La storia, però, non finisce qui, perché non c’è limite all’imbecillità umana. Il giorno del funerale del povero Matthew, infatti, un gruppo di omofobi, appartenenti a una chiesa battista della zona, si presenta al cimitero innalzando cartelli con su scritto: “Matt Shepard marcisce all'inferno” e “Dio odia i froci”. Quegli stessi fanatici, diventarono, poi, una presenza costante al processo a carico di Aaron McKinney e Russell Henderson, sostenendo senza vergogna i due feroci assassini. Ci pensarono gli amici di Matthew e alcuni militanti delle associazioni per i diritti dei gay, a metterli a tacere: si vestirono da angeli con grandi ali bianche, e li circondarono, in modo da renderli invisibili alle telecamere e al pubblico.
Per la cronaca, Aaron McKinney e Russell Henderson sono stati condannati a due ergastoli ciascuno senza possibilità di riduzione della pena.
Melissa Etheridge, cantante e songwriter americana, nonché appassionata attivista per i diritti omosessuali e icona della comunità lesbica, fu colpita profondamente da quel fatto di sangue, tanto da voler dedicare allo sfortunato Shepard una canzone, che inserirà nel suo sesto disco in studio, intitolato Breakdown, uscito esattamente un anno dopo la terribile vicenda. Il brano, un ruvido rock in perfetto stile Etheridge, s’intitola Scarecrow, spaventapasseri, riferendosi al particolare inquietante relativo al ritrovamento del corpo di Matthew. Le liriche sono crude e dirette, militanti e rabbiose, quando puntano l’indice contro lo Stato e la società, straordinariamente poetiche, quando parlano dell’agonia del povero ragazzo.
L’incipit appassionato è un j’accuse diretto verso le istituzioni: “Il tuo sangue cremisi filtra come un diluvio su una nazione di menti ristrette, che legiferano intolleranza sottilmente velata, bigottismo e odio”. Un’accusa esplicita e scevra da fraintendimenti, ribadita nella seguente strofa intrisa di amara ironia: “Ma ti hanno torturato e bruciato, ti hanno picchiato e ti hanno legato, ti hanno lasciato freddo ma ancora vivo, per amore ti hanno crocifisso”.
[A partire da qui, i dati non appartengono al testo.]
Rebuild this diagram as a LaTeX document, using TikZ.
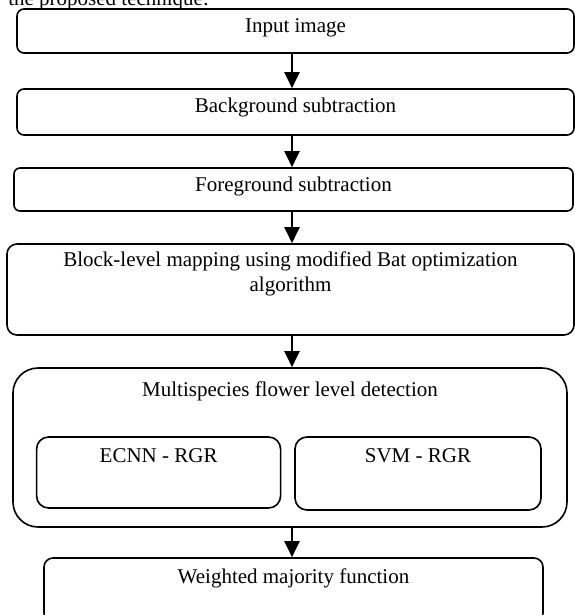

E’ questa ultima immagine, un ragazzo crocefisso, a riempire gli occhi di sgomento e dolore:” Non posso dimenticare…questa silhouette contro il cielo, spaventapasseri che piange, in attesa di morire, chiedendosi perché…Gli angeli porteranno via la tua anima”. Alla rabbia, segue l’incredulità per un fatto di sangue tanto orribile, e l’empatia e l’immedesimazione verso quel povero ragazzo, ucciso solo per immotivato odio: “Questo era nostro fratello, Questo era nostro figlio Questo pastore giovane e mite, Questo (ragazzo) senza pretese. Siamo tutti senza fiato, questo non può succedere qui. Siamo tutti troppo civilizzati. Dove possono nascondersi questi mostri?”.
E ancora. “Cerco la mia anima, il mio cuore e nella mia mente, per cercare di trovare il perdono…Posso perdonare ma non dimenticherò”. Esiste una strada per il perdono, si domanda la Etheridge? Forse si, ma ciò che importa, perché questa morte atroce non sia stata vana, è non dimenticare. Mai.